Monday, August 8, 2016

PIANO POP: "PIANO YANG NON-KLASIK" - by: Jelia Megawati Heru (Staccato, August 2016)

PIANO POP: 
“PIANO YANG NON-KLASIK”
by: Jelia Megawati Heru
Staccato, August 2016 


“Lho?! Kok anak saya diajarin lagu Pop sih? 
Jangan dong! Nanti dia jadi band-band an nggak karuan!”

CELOTEH SINIS DAN NILAI PLUS PIANO POP
Seringkali kita mendengar celoteh sinis semacam itu dari banyak orang tua. Celoteh itu mengaitkan “Pop” dengan sesuatu yang sifatnya asal-asalan, industri yang menghalalkan segala cara, dan sesuatu yang kurang bermutu.

Di sisi lain, kita sering melihat iklan kursus dan sekolah musik, yang mencantumkan dengan besar: “MENERIMA LES PIANO POP”. Dari sudut pandang pengelola usaha pendidikan musik, POP memiliki NILAI PLUS. Seolah menyiratkan citra Piano Pop yang seakan “lebih gampang” dan “lebih cepat bisa” dibandingan dengan kompetitornya, yaitu: Piano Klasik yang memakan kurun waktu belajar yang lebih panjang. Piano Klasik itu susah, butuh waktu, dan ketekunan. Sedangkan Piano Pop menjanjikan sesuatu yang lebih instan. Rupanya inilah yang menjadi salah satu daya tarik dari Piano Pop yang sarat dengan aroma industri Musik Pop. Dimana besar peluang si siswa akan menjadi artis dan mendapatkan banyak uang.

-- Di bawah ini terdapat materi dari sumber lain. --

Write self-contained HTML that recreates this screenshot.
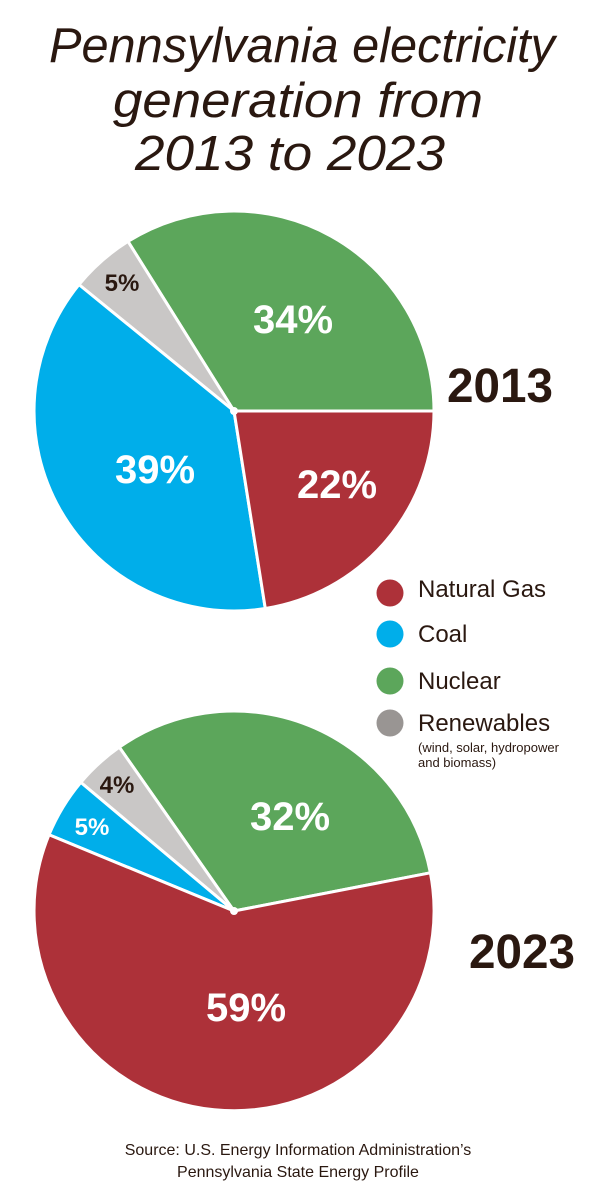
<!DOCTYPE html>
<html><head><meta charset="utf-8"><style>
html,body{margin:0;padding:0;background:#fff;}
svg{display:block;}
</style></head><body>
<svg width="600" height="1200" viewBox="0 0 600 1200" xmlns="http://www.w3.org/2000/svg">
<g font-family="Liberation Sans, sans-serif" fill="#2a1810" font-style="italic" font-size="49" text-anchor="middle">
<text x="302" y="62" textLength="506" lengthAdjust="spacingAndGlyphs">Pennsylvania electricity</text>
<text x="298" y="117" textLength="370" lengthAdjust="spacingAndGlyphs">generation from</text>
<text x="290" y="170" textLength="310" lengthAdjust="spacingAndGlyphs">2013 to 2023</text>
</g>
<g stroke="#fff" stroke-width="3" stroke-linejoin="round">
<path d="M234,411 L434,411 A200,200 0 0 0 128,241.4 Z" fill="#5ca65b"/>
<path d="M234,411 L128,241.4 A200,200 0 0 0 79,284.6 Z" fill="#c9c7c6"/>
<path d="M234,411 L79,284.6 A200,200 0 0 0 265.3,608.5 Z" fill="#00aeea"/>
<path d="M234,411 L265.3,608.5 A200,200 0 0 0 434,411 Z" fill="#ad3139"/>
<path d="M234,911 L430.4,872.8 A200,200 0 0 0 119.3,747.2 Z" fill="#5ca65b"/>
<path d="M234,911 L119.3,747.2 A200,200 0 0 0 80.8,782.4 Z" fill="#c9c7c6"/>
<path d="M234,911 L80.8,782.4 A200,200 0 0 0 49,834.8 Z" fill="#00aeea"/>
<path d="M234,911 L49,834.8 A200,200 0 1 0 430.4,872.8 Z" fill="#ad3139"/>
</g>
<circle cx="234" cy="411" r="4" fill="#fff"/>
<circle cx="234" cy="911" r="4" fill="#fff"/>
<g font-family="Liberation Sans, sans-serif" font-weight="bold" text-anchor="middle" fill="#fff" font-size="40">
<text x="293" y="333">34%</text>
<text x="155" y="483">39%</text>
<text x="337" y="498">22%</text>
<text x="290" y="830">32%</text>
<text x="246" y="1021">59%</text>
<text x="92" y="835" font-size="24">5%</text>
<text x="122" y="291" font-size="24" fill="#2a1810">5%</text>
<text x="117" y="793" font-size="24" fill="#2a1810">4%</text>
</g>
<g font-family="Liberation Sans, sans-serif" font-weight="bold" text-anchor="middle" fill="#2a1810" font-size="48">
<text x="500" y="402" textLength="106" lengthAdjust="spacingAndGlyphs">2013</text>
<text x="522" y="968" textLength="106" lengthAdjust="spacingAndGlyphs">2023</text>
</g>
<circle cx="390" cy="593" r="13.5" fill="#ad3139"/>
<circle cx="390" cy="634" r="13.5" fill="#00aeea"/>
<circle cx="390" cy="681" r="13.5" fill="#5ca65b"/>
<circle cx="390" cy="723" r="13.5" fill="#999593"/>
<g font-family="Liberation Sans, sans-serif" fill="#2a1810" font-size="24">
<text x="418" y="597">Natural Gas</text>
<text x="418" y="642">Coal</text>
<text x="418" y="689">Nuclear</text>
<text x="418" y="731">Renewables</text>
<text x="418" y="752" font-size="13">(wind, solar, hydropower</text>
<text x="418" y="767" font-size="13">and biomass)</text>
</g>
<g font-family="Liberation Sans, sans-serif" fill="#2a1810" font-size="16" text-anchor="middle">
<text x="298" y="1155">Source: U.S. Energy Information Administration’s</text>
<text x="298" y="1177">Pennsylvania State Energy Profile</text>
</g>
</svg>
</body></html>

Dua fenomena tersebut menyiratkan pada kita, bahwa terdapat dua dikotomi: pro dan kontra Piano Pop. Masing-masing sebetulnya dengan dasar pemikiran simplicity dan mungkin naif. Menjadi agak menarik dan perlu, terutama bagi guru dan orang tua, untuk mendapat keterangan dengan proporsi yang seimbang dan setimbang. Agar sikap bijak dapat diambil dalam kerangka pendidikan musik, terutama musik piano.